Entries with chart source code:

.....

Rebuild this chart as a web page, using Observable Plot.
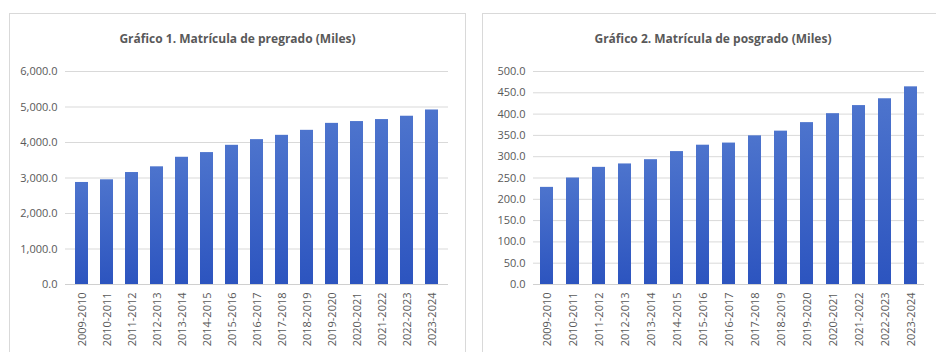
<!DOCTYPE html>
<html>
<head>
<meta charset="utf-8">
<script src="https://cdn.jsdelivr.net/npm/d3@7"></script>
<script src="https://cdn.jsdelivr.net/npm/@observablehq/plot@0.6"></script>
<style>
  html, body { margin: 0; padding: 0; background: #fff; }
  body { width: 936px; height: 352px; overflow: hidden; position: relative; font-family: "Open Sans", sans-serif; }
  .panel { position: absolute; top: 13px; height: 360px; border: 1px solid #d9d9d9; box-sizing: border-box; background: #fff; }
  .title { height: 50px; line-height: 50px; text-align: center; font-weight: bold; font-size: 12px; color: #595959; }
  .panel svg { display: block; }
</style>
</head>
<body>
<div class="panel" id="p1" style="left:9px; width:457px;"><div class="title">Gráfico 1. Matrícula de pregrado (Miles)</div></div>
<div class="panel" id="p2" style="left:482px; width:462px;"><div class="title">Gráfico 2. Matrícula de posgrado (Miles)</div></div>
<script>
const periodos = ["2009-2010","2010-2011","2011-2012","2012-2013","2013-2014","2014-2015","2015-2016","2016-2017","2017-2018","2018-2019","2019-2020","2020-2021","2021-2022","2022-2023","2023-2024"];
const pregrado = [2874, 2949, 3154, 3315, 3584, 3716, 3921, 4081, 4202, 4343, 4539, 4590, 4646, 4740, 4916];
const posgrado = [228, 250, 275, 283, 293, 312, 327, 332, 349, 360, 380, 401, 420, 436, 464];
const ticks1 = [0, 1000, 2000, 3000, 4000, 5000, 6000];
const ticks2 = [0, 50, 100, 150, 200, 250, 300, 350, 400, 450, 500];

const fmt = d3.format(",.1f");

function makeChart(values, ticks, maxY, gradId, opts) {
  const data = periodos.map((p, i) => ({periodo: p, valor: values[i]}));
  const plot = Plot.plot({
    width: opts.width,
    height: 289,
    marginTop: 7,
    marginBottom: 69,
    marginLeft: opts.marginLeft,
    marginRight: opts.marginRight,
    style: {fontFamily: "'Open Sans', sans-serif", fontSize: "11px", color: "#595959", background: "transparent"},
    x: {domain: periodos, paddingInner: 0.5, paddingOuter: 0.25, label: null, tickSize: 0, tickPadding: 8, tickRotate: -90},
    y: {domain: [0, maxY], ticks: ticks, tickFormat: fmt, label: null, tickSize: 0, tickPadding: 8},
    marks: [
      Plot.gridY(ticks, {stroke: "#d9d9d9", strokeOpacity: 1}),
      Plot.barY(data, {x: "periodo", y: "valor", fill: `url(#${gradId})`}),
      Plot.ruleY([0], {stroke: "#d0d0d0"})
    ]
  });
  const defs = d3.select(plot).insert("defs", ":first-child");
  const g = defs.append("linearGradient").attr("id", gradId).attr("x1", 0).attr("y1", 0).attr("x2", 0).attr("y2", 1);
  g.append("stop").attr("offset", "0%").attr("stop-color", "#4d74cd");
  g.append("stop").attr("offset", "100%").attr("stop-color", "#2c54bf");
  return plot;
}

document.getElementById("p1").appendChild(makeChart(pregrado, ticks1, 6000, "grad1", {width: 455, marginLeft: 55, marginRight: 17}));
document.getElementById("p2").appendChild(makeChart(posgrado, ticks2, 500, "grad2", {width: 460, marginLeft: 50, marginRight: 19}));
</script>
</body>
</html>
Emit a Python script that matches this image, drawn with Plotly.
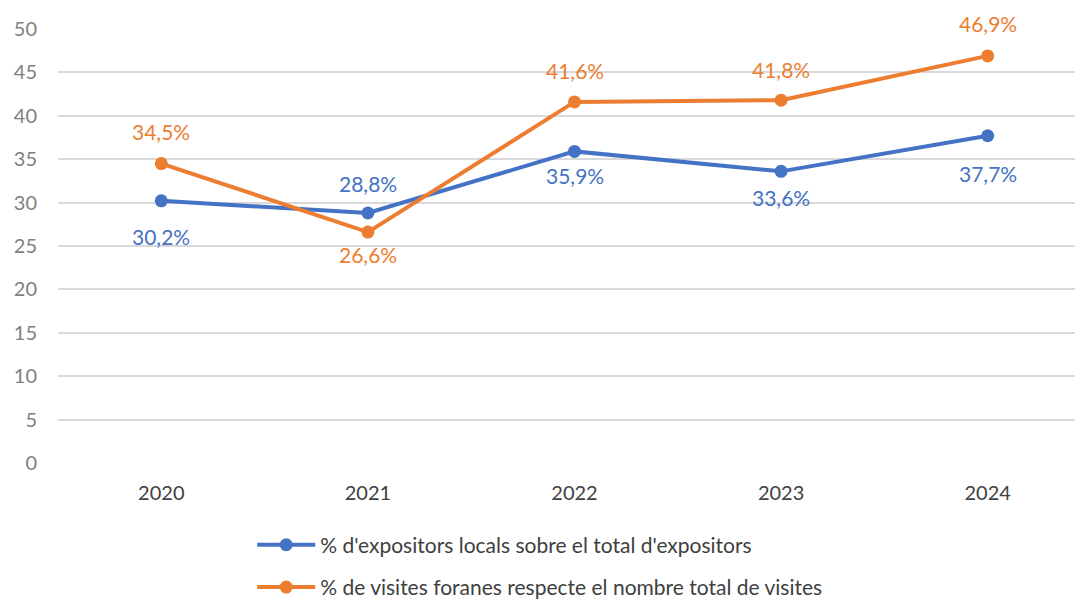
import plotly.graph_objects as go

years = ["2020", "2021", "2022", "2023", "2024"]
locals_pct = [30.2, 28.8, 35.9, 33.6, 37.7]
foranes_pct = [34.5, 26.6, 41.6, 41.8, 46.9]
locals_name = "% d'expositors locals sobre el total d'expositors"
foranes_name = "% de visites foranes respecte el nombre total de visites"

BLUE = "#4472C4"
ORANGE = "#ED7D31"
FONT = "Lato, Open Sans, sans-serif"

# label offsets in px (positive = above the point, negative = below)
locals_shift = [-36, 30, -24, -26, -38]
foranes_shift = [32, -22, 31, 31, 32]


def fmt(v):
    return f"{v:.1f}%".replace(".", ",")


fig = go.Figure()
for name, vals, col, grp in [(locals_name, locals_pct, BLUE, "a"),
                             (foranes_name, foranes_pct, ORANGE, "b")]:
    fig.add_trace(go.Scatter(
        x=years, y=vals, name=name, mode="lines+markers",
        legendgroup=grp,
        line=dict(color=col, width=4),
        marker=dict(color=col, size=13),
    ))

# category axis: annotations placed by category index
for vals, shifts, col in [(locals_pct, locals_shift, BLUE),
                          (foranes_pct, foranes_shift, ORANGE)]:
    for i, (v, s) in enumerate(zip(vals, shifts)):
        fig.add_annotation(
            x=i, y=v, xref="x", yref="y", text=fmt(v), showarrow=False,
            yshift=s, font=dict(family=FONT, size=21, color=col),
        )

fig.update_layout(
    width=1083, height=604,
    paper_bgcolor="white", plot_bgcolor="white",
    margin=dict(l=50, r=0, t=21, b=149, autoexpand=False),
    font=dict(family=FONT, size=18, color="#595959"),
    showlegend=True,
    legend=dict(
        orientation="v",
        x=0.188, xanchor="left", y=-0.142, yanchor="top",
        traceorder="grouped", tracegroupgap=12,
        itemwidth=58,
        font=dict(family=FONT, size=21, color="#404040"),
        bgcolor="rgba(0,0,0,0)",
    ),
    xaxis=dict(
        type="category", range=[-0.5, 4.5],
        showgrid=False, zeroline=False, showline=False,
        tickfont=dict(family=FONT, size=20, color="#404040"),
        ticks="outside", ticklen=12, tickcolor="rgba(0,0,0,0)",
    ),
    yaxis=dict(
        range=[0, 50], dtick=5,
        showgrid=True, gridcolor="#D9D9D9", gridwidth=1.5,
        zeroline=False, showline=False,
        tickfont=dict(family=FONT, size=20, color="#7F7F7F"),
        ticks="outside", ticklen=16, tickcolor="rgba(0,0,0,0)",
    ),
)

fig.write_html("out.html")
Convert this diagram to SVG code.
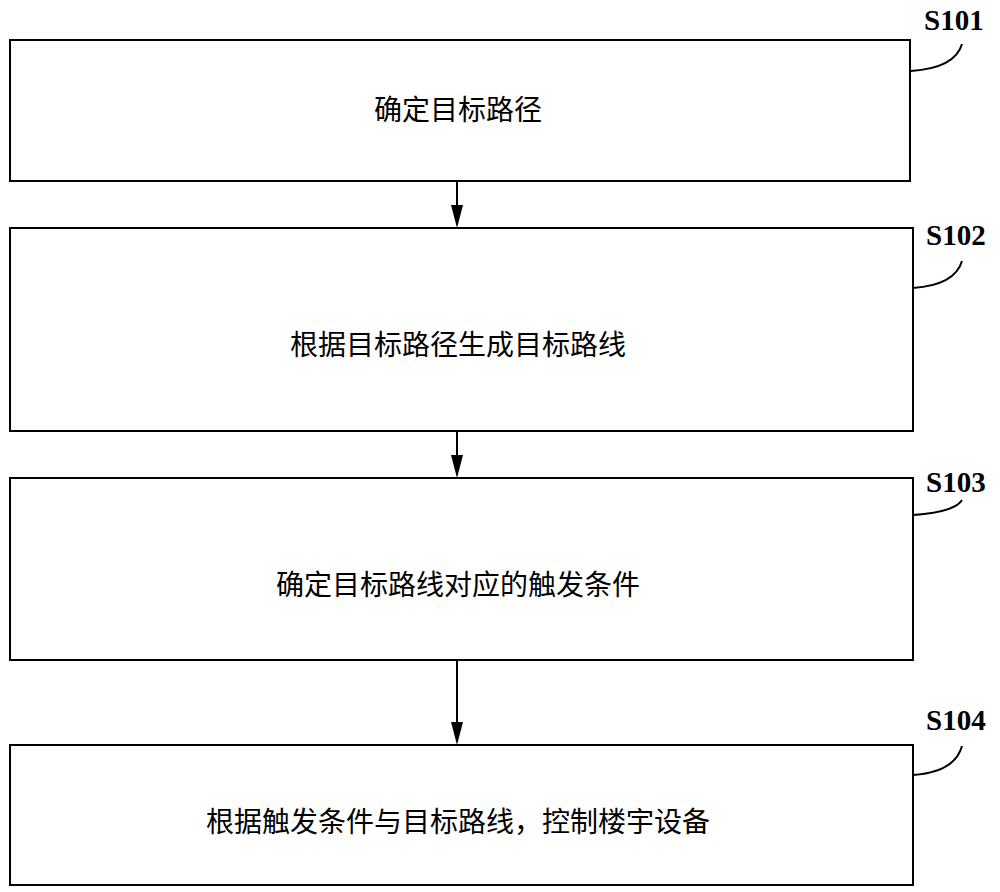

.....

Skip the images and write out the rest of the listing exactly.

Rebuild this chart as a web page, using Observable Plot.
<!DOCTYPE html>
<html>
<head>
<meta charset="utf-8">
<script src="https://cdn.jsdelivr.net/npm/d3@7"></script>
<script src="https://cdn.jsdelivr.net/npm/@observablehq/plot@0.6"></script>
<style>
  html, body { margin: 0; padding: 0; background: #fff; }
  body { width: 936px; height: 352px; overflow: hidden; position: relative; font-family: "Open Sans", sans-serif; }
  .panel { position: absolute; top: 13px; height: 360px; border: 1px solid #d9d9d9; box-sizing: border-box; background: #fff; }
  .title { height: 50px; line-height: 50px; text-align: center; font-weight: bold; font-size: 12px; color: #595959; }
  .panel svg { display: block; }
</style>
</head>
<body>
<div class="panel" id="p1" style="left:9px; width:457px;"><div class="title">Gráfico 1. Matrícula de pregrado (Miles)</div></div>
<div class="panel" id="p2" style="left:482px; width:462px;"><div class="title">Gráfico 2. Matrícula de posgrado (Miles)</div></div>
<script>
const periodos = ["2009-2010","2010-2011","2011-2012","2012-2013","2013-2014","2014-2015","2015-2016","2016-2017","2017-2018","2018-2019","2019-2020","2020-2021","2021-2022","2022-2023","2023-2024"];
const pregrado = [2874, 2949, 3154, 3315, 3584, 3716, 3921, 4081, 4202, 4343, 4539, 4590, 4646, 4740, 4916];
const posgrado = [228, 250, 275, 283, 293, 312, 327, 332, 349, 360, 380, 401, 420, 436, 464];
const ticks1 = [0, 1000, 2000, 3000, 4000, 5000, 6000];
const ticks2 = [0, 50, 100, 150, 200, 250, 300, 350, 400, 450, 500];

const fmt = d3.format(",.1f");

function makeChart(values, ticks, maxY, gradId, opts) {
  const data = periodos.map((p, i) => ({periodo: p, valor: values[i]}));
  const plot = Plot.plot({
    width: opts.width,
    height: 289,
    marginTop: 7,
    marginBottom: 69,
    marginLeft: opts.marginLeft,
    marginRight: opts.marginRight,
    style: {fontFamily: "'Open Sans', sans-serif", fontSize: "11px", color: "#595959", background: "transparent"},
    x: {domain: periodos, paddingInner: 0.5, paddingOuter: 0.25, label: null, tickSize: 0, tickPadding: 8, tickRotate: -90},
    y: {domain: [0, maxY], ticks: ticks, tickFormat: fmt, label: null, tickSize: 0, tickPadding: 8},
    marks: [
      Plot.gridY(ticks, {stroke: "#d9d9d9", strokeOpacity: 1}),
      Plot.barY(data, {x: "periodo", y: "valor", fill: `url(#${gradId})`}),
      Plot.ruleY([0], {stroke: "#d0d0d0"})
    ]
  });
  const defs = d3.select(plot).insert("defs", ":first-child");
  const g = defs.append("linearGradient").attr("id", gradId).attr("x1", 0).attr("y1", 0).attr("x2", 0).attr("y2", 1);
  g.append("stop").attr("offset", "0%").attr("stop-color", "#4d74cd");
  g.append("stop").attr("offset", "100%").attr("stop-color", "#2c54bf");
  return plot;
}

document.getElementById("p1").appendChild(makeChart(pregrado, ticks1, 6000, "grad1", {width: 455, marginLeft: 55, marginRight: 17}));
document.getElementById("p2").appendChild(makeChart(posgrado, ticks2, 500, "grad2", {width: 460, marginLeft: 50, marginRight: 19}));
</script>
</body>
</html>
Emit a Python script that matches this image, drawn with Plotly.
import plotly.graph_objects as go

years = ["2020", "2021", "2022", "2023", "2024"]
locals_pct = [30.2, 28.8, 35.9, 33.6, 37.7]
foranes_pct = [34.5, 26.6, 41.6, 41.8, 46.9]
locals_name = "% d'expositors locals sobre el total d'expositors"
foranes_name = "% de visites foranes respecte el nombre total de visites"

BLUE = "#4472C4"
ORANGE = "#ED7D31"
FONT = "Lato, Open Sans, sans-serif"

# label offsets in px (positive = above the point, negative = below)
locals_shift = [-36, 30, -24, -26, -38]
foranes_shift = [32, -22, 31, 31, 32]


def fmt(v):
    return f"{v:.1f}%".replace(".", ",")


fig = go.Figure()
for name, vals, col, grp in [(locals_name, locals_pct, BLUE, "a"),
                             (foranes_name, foranes_pct, ORANGE, "b")]:
    fig.add_trace(go.Scatter(
        x=years, y=vals, name=name, mode="lines+markers",
        legendgroup=grp,
        line=dict(color=col, width=4),
        marker=dict(color=col, size=13),
    ))

# category axis: annotations placed by category index
for vals, shifts, col in [(locals_pct, locals_shift, BLUE),
                          (foranes_pct, foranes_shift, ORANGE)]:
    for i, (v, s) in enumerate(zip(vals, shifts)):
        fig.add_annotation(
            x=i, y=v, xref="x", yref="y", text=fmt(v), showarrow=False,
            yshift=s, font=dict(family=FONT, size=21, color=col),
        )

fig.update_layout(
    width=1083, height=604,
    paper_bgcolor="white", plot_bgcolor="white",
    margin=dict(l=50, r=0, t=21, b=149, autoexpand=False),
    font=dict(family=FONT, size=18, color="#595959"),
    showlegend=True,
    legend=dict(
        orientation="v",
        x=0.188, xanchor="left", y=-0.142, yanchor="top",
        traceorder="grouped", tracegroupgap=12,
        itemwidth=58,
        font=dict(family=FONT, size=21, color="#404040"),
        bgcolor="rgba(0,0,0,0)",
    ),
    xaxis=dict(
        type="category", range=[-0.5, 4.5],
        showgrid=False, zeroline=False, showline=False,
        tickfont=dict(family=FONT, size=20, color="#404040"),
        ticks="outside", ticklen=12, tickcolor="rgba(0,0,0,0)",
    ),
    yaxis=dict(
        range=[0, 50], dtick=5,
        showgrid=True, gridcolor="#D9D9D9", gridwidth=1.5,
        zeroline=False, showline=False,
        tickfont=dict(family=FONT, size=20, color="#7F7F7F"),
        ticks="outside", ticklen=16, tickcolor="rgba(0,0,0,0)",
    ),
)

fig.write_html("out.html")
Convert this diagram to SVG code.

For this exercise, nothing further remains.